Thursday, July 16, 2009

Beating the Lonelies

Expats go home for the summer.

This is a pretty broad statement. But generally speaking, once a family has children in school, they travel to their home country over the summer break. As we were reaching the end of the school year, we'd all compare our travel stories for the summer. I'd mention the trips we had planned, but that we planned to stay in our home for most of the summer. Friends would pat me on the back with compassion, saying I've got to get out of here for the summer.

Shanghai is very different from many other places. Its a huge city, for one. And with all of the problems any huge city carries. Its overcrowded, its dirty, it lacks green space, its noisy, people are rude. Plus, its China and inherently different from anywhere else in the world. This ancient and historically closed culture has so many unexpected differences, that few people can expect to feel completely at home in China if they were not raised here.

Its good to escape, but we've chosen to make our escape in the winter. We hail from the Midwest in America, where the summers are at least as ugly as in Shanghai. Temps can sit in the 90s for a week at a time, with humidity near 100%. We figured that if we can handle a St. Louis summer, we can handle it in Shanghai. But the winters here are ugly - dampness fills the air and blocks the sun, leaving the city dark and dingy for months. The damp air makes the cold seep into everything, and the inefficient heaters don't chase it away. I prefer to escape in the winter.
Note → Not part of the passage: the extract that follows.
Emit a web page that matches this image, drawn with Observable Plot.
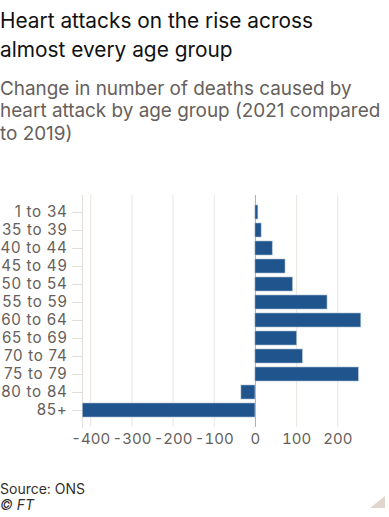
<!DOCTYPE html>
<html><head><meta charset="utf-8">
<script src="https://cdn.jsdelivr.net/npm/d3@7"></script>
<script src="https://cdn.jsdelivr.net/npm/@observablehq/plot@0.6"></script>
<style>
body{margin:0;background:#fff;font-family:Inter,sans-serif;width:389px;height:517px;position:relative;overflow:hidden}
#title{position:absolute;left:0;top:6.2px;font-size:20.85px;line-height:29px;color:#111;white-space:nowrap}
#sub{position:absolute;left:0;top:77.6px;font-size:18.9px;line-height:22.5px;color:#66605c;white-space:nowrap}
#chart{position:absolute;left:0;top:160px}
#chart g[aria-label="y-axis tick label"] text{letter-spacing:0.7px}
#src{position:absolute;left:0;top:480.6px;font-size:14px;line-height:16.7px;color:#33302e}
#corner{position:absolute;left:370px;top:496px}
</style></head><body>
<div id="title">Heart attacks on the rise across<br>almost every age group</div>
<div id="sub">Change in number of deaths caused by<br>heart attack by age group (2021 compared<br>to 2019)</div>
<div id="chart"></div>
<div id="src">Source: ONS<br><i>© FT</i></div>
<svg id="corner" width="19" height="13"><polygon points="15,0 15,12 0,12" fill="#e0d6cc"/></svg>
<script>
const ageGroups = ["1 to 34","35 to 39","40 to 44","45 to 49","50 to 54","55 to 59","60 to 64","65 to 69","70 to 74","75 to 79","80 to 84","85+"];
const changes = [7, 15, 42, 73, 91, 175, 257, 101, 115, 251, -34, -419];
const xTicks = [-400,-300,-200,-100,0,100,200];
const data = ageGroups.map((g,i)=>({group:g, value:changes[i]}));
const chart = Plot.plot({
  width:389, height:300,
  marginTop:35, marginBottom:33, marginLeft:82, marginRight:27,
  style:{fontFamily:"Inter, sans-serif", background:"transparent"},
  x:{domain:[-420,260], ticks:xTicks, tickFormat:d=>String(d)},
  y:{domain:ageGroups, paddingInner:0.2, paddingOuter:0.475},
  marks:[
    Plot.gridX(xTicks,{stroke:"#e9e4df", strokeOpacity:1}),
    Plot.frame({anchor:"left", stroke:"#e3ded9"}),
    Plot.ruleX([0],{stroke:"#b5aeaa"}),
    Plot.barX(data,{x:"value", y:"group", fill:"#1f548c", stroke:"#a8bcd2", strokeWidth:0.6}),
    Plot.axisY({tickSize:10, tickPadding:5, stroke:"#e3ded9", fill:"#66605c", fontSize:15.2, label:null}),
    Plot.axisX({ticks:xTicks, tickFormat:d=>String(d), tickSize:0, tickPadding:6, fill:"#66605c", fontSize:15, label:null})
  ]
});
document.getElementById("chart").appendChild(chart);
</script>
</body></html>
Trouble is, that all friends within a 30 minute drive of our home have departed for the summer. And have now been departed for a good few weeks. Of course, there are new friends. Summer friends, who also chose to deal with the smelly heat. But what time with these new friends has made me realize is lovely - that I have some very good friends who support me through the year. I miss my good friends. Finding time to meet new people is quite enjoyable, but not having someone I know well to touch base with is beginning to feel isolating, and I find myself on Facebook more frequently. Refreshing my email inbox freakishly often.

The expat portions of the city have emptied out as well. I never stand in line at the import grocery store anymore. Playgrounds and swimming pools in expat compounds are quiet, which is how my girls like it. And we do have two ice-cream stores within walking distance, making an evening walk in the heat still entirely bearable.

In an effort to put a positive spin on things, I've made a list of big projects to try to finish this summer. Its an impressive list, and I've made more effort to read books and sleep well than to get anything accomplished. But it makes me feel good about my days.

But facing next summer, we may well jet out of town like the rest of the community.